En France comme en Provence, des entreprises ont fait le choix de « se libérer » et d’opter pour un management basé sur l’intelligence collective. Cette alternative au management traditionnel et pyramidal, qui porte le nom « d’entreprise libérée », a été au cœur du 5e congrès international de l’intelligence collective qui vient de se dérouler à Marseille.
Jeudi 14 décembre, le séminaire sur l’intelligence collective bat son plein avec plus de 500 participants au parc Chanot. Un séminaire presque comme les autres, avec hôtesses d’accueil, petit déjeuner, stands et conférences. Pourtant, pas d’organisme événementiel derrière ce congrès mais juste les dix membres de l’association Vision 2021, qui promeut l’intelligence collective. “Nous étions dix personnes pour organiser l’événement, c’est la parfaite illustration de l’intelligence collective, explique Régis de Charette, co-organisateur. Dans un bon collectif, 1 + 1 = 3. L’efficacité est démultipliée lorsque l’écoute est bonne, que chacun trouve sa juste place, et que le projet fait sens pour tout le monde”.
Entreprise libérée
Améliorer les performances ? L’intelligence collective a commencé à intéresser le monde de l’entreprise, notamment avec la sortie en 2013 du livre-enquête de Brian M. Carney et Isaac Getz, Liberté & Cie. L’ouvrage démontre qu’en redonnant du pouvoir aux salariés, la rentabilité de l’entreprise s’améliore. L’entreprise libérée a depuis fait son chemin en laissant sur le bord les questions de hiérarchie, d’ordres, de règlement, de chef. Un petit chemin puisque les patrons traditionnels n’entendent pas délaisser leur pouvoir du jour au lendemain.
“C’est difficile de lâcher les rênes de l’entreprise”
Jean-Bernard Rivaton fait partie de ces entrepreneurs fous, et laisse ses 140 salariés décider de la politique de l’entreprise. Il fonde Exhibit en 1991, société spécialisée dans l’impression numérique très grand format et basée dans la région PACA. L’entreprise marche bien, mais son rôle de patron ne le rend pas heureux. “J’appliquais ce que j’avais appris, le management traditionnel. Mais je m’ennuyais, ça n’avait pas vraiment de sens. J’ai failli tout arrêter mais j’ai découvert l’intelligence collective, la psychologie sociale et la programmation neurolinguistique (PNL).” Avec la sortie de nombreux ouvrages sur l’entreprise libérée, il décide de se lancer en 2013 et organise un forum ouvert à tous les employés. “J’ai posé la question aux salariés : comment construire l’avenir d’Exhibit ensemble ? Des axes de développement majeurs pour l’entreprise sont ressortis. On a créé nos propres studios de création, une école de formation, ou des tutoriels vidéos pour chaque poste. C’est difficile de lâcher les rênes de l’entreprise, il faut apprendre à faire confiance. Mais ça paye. Ce sont ceux qui produisent qui savent.”

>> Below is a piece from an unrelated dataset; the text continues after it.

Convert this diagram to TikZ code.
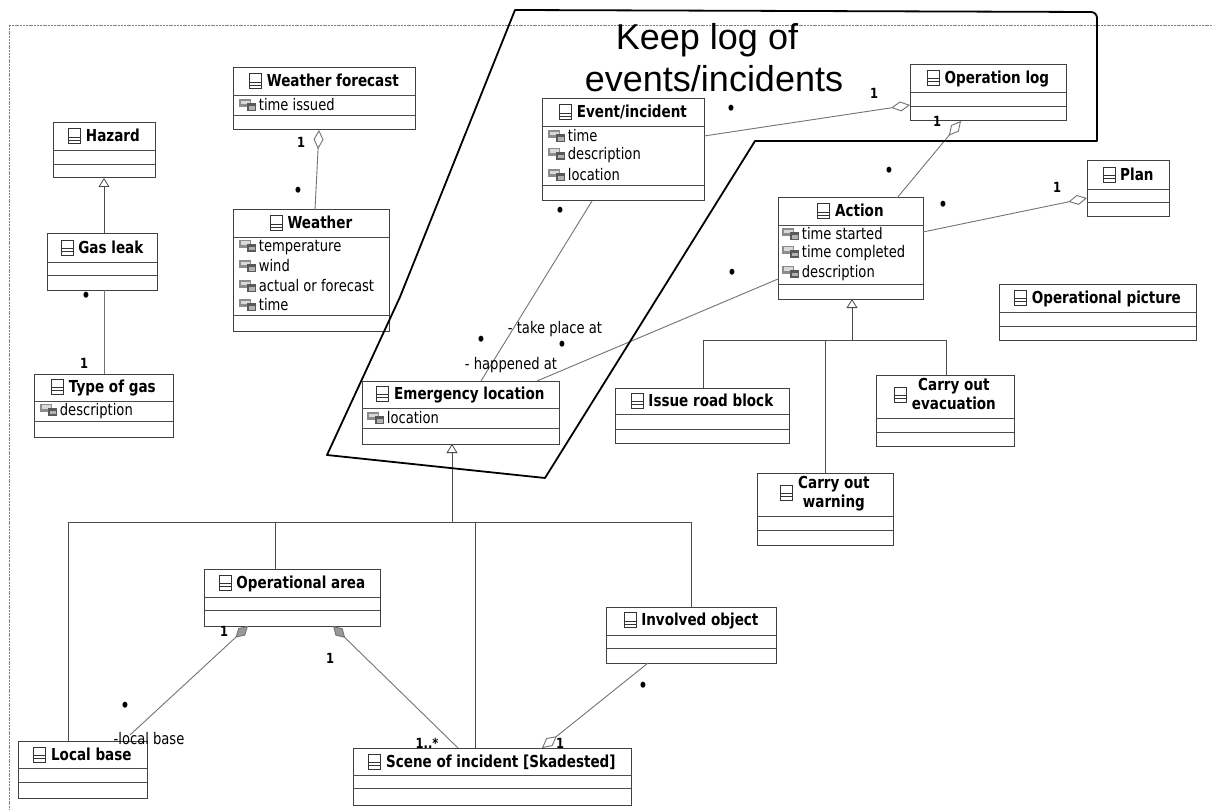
\documentclass[tikz,border=0pt]{standalone}
\usepackage{fontspec}
\setmainfont{DejaVu Sans}[FakeStretch=0.82]
\newfontfamily\bannerfont{Liberation Sans}
\usetikzlibrary{arrows.meta,calc}

% small glyphs used inside the class boxes
\newcommand{\clsicon}{\tikz[x=1pt,y=1pt,baseline={([yshift=-5.5pt]current bounding box.center)}]{%
  \draw[line width=1pt,black!80] (0,0) rectangle (12,15);
  \draw[line width=0.8pt,black!80] (0,4) -- (12,4) (0,7) -- (12,7);}}
\newcommand{\attricon}{\tikz[x=1pt,y=1pt,baseline=0.5pt]{%
  \fill[black!45] (0,4) rectangle (12,12);
  \fill[black!15] (1.5,7) rectangle (10.5,10.5);
  \fill[black!65] (8,0) rectangle (17,8);
  \fill[black!30] (9.5,1.5) rectangle (15.5,5);}}

\tikzset{
  clsbox/.style={draw=black!75, line width=1pt, fill=white, inner sep=0pt, outer sep=0pt},
  clssep/.style={draw=black!70, line width=0.9pt},
  clstitle/.style={font=\fontsize{16.5}{18.5}\selectfont\bfseries, inner sep=1pt, align=center},
  clsattr/.style={font=\fontsize{16}{18}\selectfont, inner sep=1pt},
  mult/.style={font=\fontsize{14}{15}\selectfont\bfseries, inner sep=0.5pt},
  manydot/.style={font=\fontsize{17}{18}\selectfont\bfseries, inner sep=0.5pt},
  role/.style={font=\fontsize{16}{18}\selectfont, inner sep=0.5pt},
  assoc/.style={draw=black!55, line width=0.9pt},
  genline/.style={draw=black!70, line width=0.8pt},
  gen/.style={genline, -{Triangle[open, length=9pt, width=11pt, fill=white]}},
  agg/.style={assoc, {Diamond[open, length=19pt, width=10pt, fill=white]}-},
  comp/.style={assoc, {Diamond[length=17pt, width=10pt, fill=black!40]}-},
  banner/.style={draw=black, line width=1.8pt, line join=round},
  pageframe/.style={draw=black!50, line width=0.7pt, dash pattern=on 2pt off 0.8pt},
}

% class box: id, x1, y1, x2, y2, first separator, second separator, title
\newcommand{\umlclass}[8]{%
  \pgfmathsetmacro{\ucW}{#4-#2}\pgfmathsetmacro{\ucH}{#5-#3}%
  \node[clsbox, minimum width=\ucW pt, minimum height=\ucH pt, anchor=north west] (#1) at (#2,#3) {};
  \draw[clssep] (#2,#6) -- (#4,#6) (#2,#7) -- (#4,#7);
  \pgfmathsetmacro{\ucX}{(#2+#4)/2}\pgfmathsetmacro{\ucY}{(#3+#6)/2}%
  \node[clstitle] (#1-title) at (\ucX,\ucY) {#8};
}
% attribute line: id, x, y, text
\newcommand{\umlattr}[4]{\node[clsattr, anchor=west] (#1) at (#2,#3) {\attricon\,#4};}

\begin{document}
\begin{tikzpicture}[x=1pt,y=-1pt]
\useasboundingbox (0,0) rectangle (1212,810);
\fill[white] (0,0) rectangle (1212,810);

% page frame
\draw[pageframe] (9,25) -- (1212,25);
\draw[pageframe] (9,25) -- (9,810);

% classes
\umlclass{wforecast}{233}{68}{415}{130}{95}{115}{\clsicon\ Weather forecast}
\umlattr{wforecast-a1}{238}{105}{time issued}

\umlclass{hazard}{53}{123}{155}{178}{150}{164}{\clsicon\ Hazard}
\umlclass{gasleak}{47}{234}{157}{290}{262}{275}{\clsicon\ Gas leak}

\umlclass{weather}{233}{210}{389}{331}{237}{315}{\clsicon\ Weather}
\umlattr{weather-a1}{238}{247}{temperature}
\umlattr{weather-a2}{238}{266}{wind}
\umlattr{weather-a3}{238}{286}{actual or forecast}
\umlattr{weather-a4}{238}{305}{time}

\umlclass{gastype}{34}{374}{173}{437}{401}{421}{\clsicon\ Type of gas}
\umlattr{gastype-a1}{39}{411}{description}

\umlclass{event}{542}{99}{704}{201}{126}{185}{\clsicon\ Event/incident}
\umlattr{event-a1}{547}{136}{time}
\umlattr{event-a2}{547}{155}{description}
\umlattr{event-a3}{547}{175}{location}

\umlclass{oplog}{910}{65}{1066}{121}{92}{106}{\clsicon\ Operation log}
\umlclass{plan}{1087}{161}{1169}{217}{189}{202}{\clsicon\ Plan}

\umlclass{action}{778}{198}{923}{299}{225}{284}{\clsicon\ Action}
\umlattr{action-a1}{781}{234}{time started}
\umlattr{action-a2}{781}{253}{time completed}
\umlattr{action-a3}{781}{273}{description}

\umlclass{oppicture}{999}{284}{1196}{340}{312}{326}{\clsicon\ Operational picture}

\umlclass{emloc}{362}{381}{559}{444}{408}{428}{\clsicon\ Emergency location}
\umlattr{emloc-a1}{366}{418}{location}

\umlclass{roadblock}{615}{388}{789}{443}{414}{429}{\clsicon\ Issue road block}
\umlclass{evac}{876}{375}{1014}{446}{418}{432}{\clsicon\ \begin{tabular}{@{}c@{}}Carry out\\evacuation\end{tabular}}
\umlclass{warning}{757}{473}{893}{545}{516}{530}{\clsicon\ \begin{tabular}{@{}c@{}}Carry out\\warning\end{tabular}}

\umlclass{oparea}{204}{569}{380}{626}{597}{610}{\clsicon\ Operational area}
\umlclass{localbase}{18}{741}{147}{798}{768}{782}{\clsicon\ Local base}
\umlclass{scene}{353}{748}{631}{805}{775}{788}{\clsicon\ Scene of incident [Skadested]}
\umlclass{involved}{606}{607}{776}{663}{635}{648}{\clsicon\ Involved object}

% generalizations
\draw[gen] ([xshift=57pt]gasleak.north west) -- ([xshift=51pt]hazard.south west);

\coordinate (emj) at (452,522);
\coordinate (lbT) at ([xshift=50pt]localbase.north west);
\coordinate (oaT) at ([xshift=71pt]oparea.north west);
\coordinate (scT) at ([xshift=122pt]scene.north west);
\coordinate (ioT) at ([xshift=85pt]involved.north west);
\draw[genline] (lbT) -- (lbT |- emj) -- (ioT |- emj) -- (ioT);
\draw[genline] (oaT) -- (oaT |- emj);
\draw[genline] (scT) -- (scT |- emj);
\draw[gen] (emj) -- ([xshift=90pt]emloc.south west);

\coordinate (acj) at (852,340);
\coordinate (rbT) at ([xshift=88pt]roadblock.north west);
\coordinate (wnT) at ([xshift=68pt]warning.north west);
\coordinate (evT) at ([xshift=70pt]evac.north west);
\draw[genline] (rbT) -- (rbT |- acj) -- (evT |- acj) -- (evT);
\draw[genline] (wnT) -- (wnT |- acj);
\draw[gen] (acj) -- ([xshift=74pt]action.south west);

% associations
\draw[assoc] ([xshift=57pt]gasleak.south west) -- ([xshift=70pt]gastype.north west);
\draw[agg] ([xshift=86pt]wforecast.south west) -- ([xshift=82pt]weather.north west);
\draw[agg] ([yshift=-40pt]oplog.north west) -- ([yshift=-37pt]event.north east);
\draw[agg] ([xshift=51pt]oplog.south west) -- ([xshift=119pt]action.north west);
\draw[agg] ([yshift=-37pt]plan.north west) -- ([yshift=-34pt]action.north east);
\draw[assoc] ([xshift=50pt]event.south west) -- ([xshift=119pt]emloc.north west);
\draw[assoc] ([yshift=-81pt]action.north west) -- ([xshift=175pt]emloc.north west);
\draw[comp] ([xshift=44pt]oparea.south west) -- ([xshift=112pt,yshift=6pt]localbase.north west);
\draw[comp] ([xshift=129pt]oparea.south west) -- ([xshift=105pt]scene.north west);
\draw[agg] ([xshift=189pt]scene.north west) -- ([xshift=42pt]involved.south west);

% multiplicities and role names
\node[manydot] (m-gl) at (86,297) {•};
\node[mult] (m-tg) at (84,363) {1};
\node[mult] (m-wf) at (301,142) {1};
\node[manydot] (m-we) at (298,192) {•};
\node[mult] (m-ol1) at (874,93) {1};
\node[manydot] (m-ev1) at (731,110) {•};
\node[mult] (m-ol2) at (937,121) {1};
\node[manydot] (m-ac1) at (889,172) {•};
\node[mult] (m-pl) at (1057,187) {1};
\node[manydot] (m-ac2) at (943,206) {•};
\node[manydot] (m-ev2) at (560,212) {•};
\node[manydot] (m-el1) at (481,341) {•};
\node[role] (r-take) at (555,329) {- take place at};
\node[manydot] (m-ac3) at (732,274) {•};
\node[manydot] (m-el2) at (562,346) {•};
\node[role] (r-happ) at (511,365) {- happened at};
\node[mult] (m-oa1) at (224,631) {1};
\node[manydot] (m-lb) at (125,707) {•};
\node[role] (r-lb) at (149,739) {-local base};
\node[mult] (m-oa2) at (330,658) {1};
\node[mult] (m-sc1) at (427,743) {1..*};
\node[manydot] (m-io) at (643,687) {•};
\node[mult] (m-sc2) at (560,743) {1};

% hand-drawn outline around the logging part
\draw[banner] (515,10) -- (1091,12) to[out=0,in=90] (1097,18) -- (1097,141) -- (755,141)
  -- (545,478) -- (327,455) -- (400,297) -- cycle;
\node[font=\bannerfont\fontsize{36}{40}\selectfont, anchor=base, inner sep=0pt] (banner-l1) at (707,50) {Keep log of};
\node[font=\bannerfont\fontsize{36}{40}\selectfont, anchor=base, inner sep=0pt] (banner-l2) at (714,92) {events/incidents};
\end{tikzpicture}
\end{document}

D’ici 20 ans, l’entreprise sera libérée, ou ne sera pas
Depuis, l’entreprise Exhibit se “libère” peu à peu. Certains services, sur décision des employés, n’ont plus de chef et sont autogérés. Lorsqu’un salarié ne se sent plus à sa place, il peut changer de poste ou de service. Mais surtout, il participe aux décisions stratégiques de l’entreprise. “Ils s’emparent du projet, leur travail prend du sens, et les performances de l’entreprises sont bien meilleures. D’ici 20 ans, les entreprises qui n’auront pas mis en place les processus d’intelligence collective ne seront plus adaptées au monde”.
Le message semble avoir été entendu en France. Les sociétés comme Décathlon ont déjà embrassé cette nouvelle organisation. À Marseille, l’entreprise Seafoodia a choisi le modèle depuis longtemps. Et au parc Chanot ce jeudi matin, on croise des entreprises comme Airbus ou Leroy Merlin, venues tendre l’oreille à l’intelligence collective.